I'm reading Chapter 6 of Martin's introduction to SUSY http://arxiv.org/abs/hepph/9709356, which is about RGEs in the MSSM. I tried to convince myself of some of the calculations, and I was particularly stuck with anything that has Yukawas in it. I don't know how to deal with them. Take for example the anomalous dimension formula, $$\gamma^i_j =\frac{1}{16 \pi^2} [\frac{1}{2} Y^{imn}Y^*_{jmn} - 2 g_a^2 C_a(i)\delta^i_j]$$ where, $g_a$ is a gauge coupling corresponding to a group $a$, and $C_a(i)$ is the Casimir invariant. And $Y^{imn}$ denotes Yukawas.

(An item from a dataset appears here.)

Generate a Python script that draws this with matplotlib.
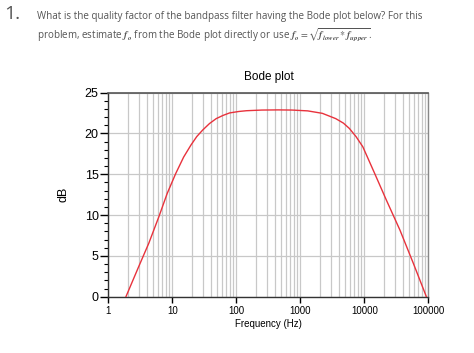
import matplotlib
matplotlib.use("Agg")
import matplotlib.pyplot as plt
from matplotlib.ticker import LogLocator, FixedLocator, MultipleLocator, NullFormatter

freq_hz = [1.88, 2.97, 4.27, 6.15, 8.3, 11.3, 15, 19.5, 24, 29.7, 38, 48.3, 62, 78.4,
           110, 144, 250, 450, 740, 1300, 2200, 3570, 4700, 5820, 7400, 9440, 14450, 22000,
           35900, 58200, 93000]
gain_db = [0, 3.67, 6.53, 9.8, 12.65, 15.1, 17.1, 18.57, 19.6, 20.4, 21.2, 21.8, 22.2, 22.5,
           22.68, 22.77, 22.85, 22.87, 22.85, 22.75, 22.45, 21.8, 21.25, 20.6, 19.6, 18.36,
           15.1, 11.84, 8.16, 4.08, 0]
x_ticks = [1, 10, 100, 1000, 10000, 100000]
x_labels = ["1", "10", "100", "1000", "10000", "100000"]
y_ticks = [0, 5, 10, 15, 20, 25]

fig = plt.figure(figsize=(4.74, 3.53), dpi=100)
plt.rcParams['font.family'] = ['Liberation Sans', 'DejaVu Sans']
plt.rcParams['mathtext.fontset'] = 'stix'

# header text
fig.text(4/474, 1-14/353, "1.", fontsize=14, color="#555555", family="Open Sans", va="center")
fig.text(37/474, 1-16/353,
         "What is the quality factor of the bandpass filter having the Bode plot below? For this",
         fontsize=7.1, color="#555555", family="Open Sans", va="center")
fig.text(37/474, 1-35/353,
         r"problem, estimate $\mathbfit{f_o}$ from the Bode plot directly or use $\mathbfit{f_o} = \sqrt{\mathbfit{f_{lower}} * \mathbfit{f_{upper}}}$.",
         fontsize=7.1, color="#555555", family="Open Sans", va="center")

ax = fig.add_axes([108.4/474, 1-296.7/353, 320/474, 204.2/353])
ax.plot(freq_hz, gain_db, color="#e8323c", lw=1.0, zorder=3)
ax.set_xscale("log")
ax.set_xlim(1, 100000)
ax.set_ylim(0, 25)

ax.xaxis.set_major_locator(FixedLocator(x_ticks))
ax.set_xticklabels(x_labels)
ax.xaxis.set_minor_locator(LogLocator(base=10, subs=range(2, 10), numticks=20))
ax.xaxis.set_minor_formatter(NullFormatter())
ax.yaxis.set_major_locator(FixedLocator(y_ticks))
ax.yaxis.set_minor_locator(MultipleLocator(1))

ax.grid(True, which="major", color="#c8c8c8", lw=0.9)
ax.grid(True, which="minor", axis="x", color="#c8c8c8", lw=0.9)
ax.set_axisbelow(True)

ax.tick_params(axis="x", which="major", length=4, width=1, labelsize=7, pad=3)
ax.tick_params(axis="x", which="minor", length=0)
ax.tick_params(axis="y", which="major", length=6, width=1, labelsize=9, pad=1)
ax.tick_params(axis="y", which="minor", length=3, width=0.8)

for s in ["left", "bottom"]:
    ax.spines[s].set_color("#333333")
    ax.spines[s].set_linewidth(1.0)
ax.spines["top"].set_color("#555555")
ax.spines["top"].set_linewidth(1.2)
ax.spines["right"].set_color("#888888")
ax.spines["right"].set_linewidth(1.0)

ax.set_title("Bode plot", fontsize=8.5, pad=9)
ax.set_xlabel("Frequency (Hz)", fontsize=7, labelpad=2)
ax.set_ylabel("dB", fontsize=9, labelpad=11)

fig.savefig("out.png", dpi=100)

For example, $$\gamma^{H_u}_{H_u} =\frac{1}{16 \pi^2} [3 Y^*_t Y_t - \dots]$$ $$\gamma^{\bar{d}_3}_{\bar{d}_3} =\frac{1}{16 \pi^2} [2 Y^*_b Y_b - \dots]$$ $$\gamma^{\bar{Q}_3}_{\bar{Q}_3} =\frac{1}{16 \pi^2} [Y^*_t Y_t + Y^*_b Y_b - \dots]$$
the dots are for the second term which I know how to calculate. But I don't know how the results for the Yukawas were obtained!
My understanding is that the indices $i,j,k$ are family indices for chiral superfields. Explicitly, $$ Y^{ijk} = Y^{\Phi_i \Phi_j \Phi_k}$$ So if I wanted to calculate, the Yukawa part of $\gamma^{H_u}_{H_u}$, I would try: $$Y^{H_u mn}Y^*_{H_u mn} = Y^{H_u \bar{u}_m Q_n}Y^*_{H_u \bar{u}_m Q_n} + Y^{H_u Q_m \bar{u}_n}Y^*_{H_u Q_m \bar{u}_n} + \text{other permutations in superfields?} $$ If I chose third family approximation like in Martin's notes, then $m=n=3$ But I'm not sure this is correct or where it leads.
Could someone help me with this. How should I handle $Y^{imn}Y^*_{jmn}$ to get those results?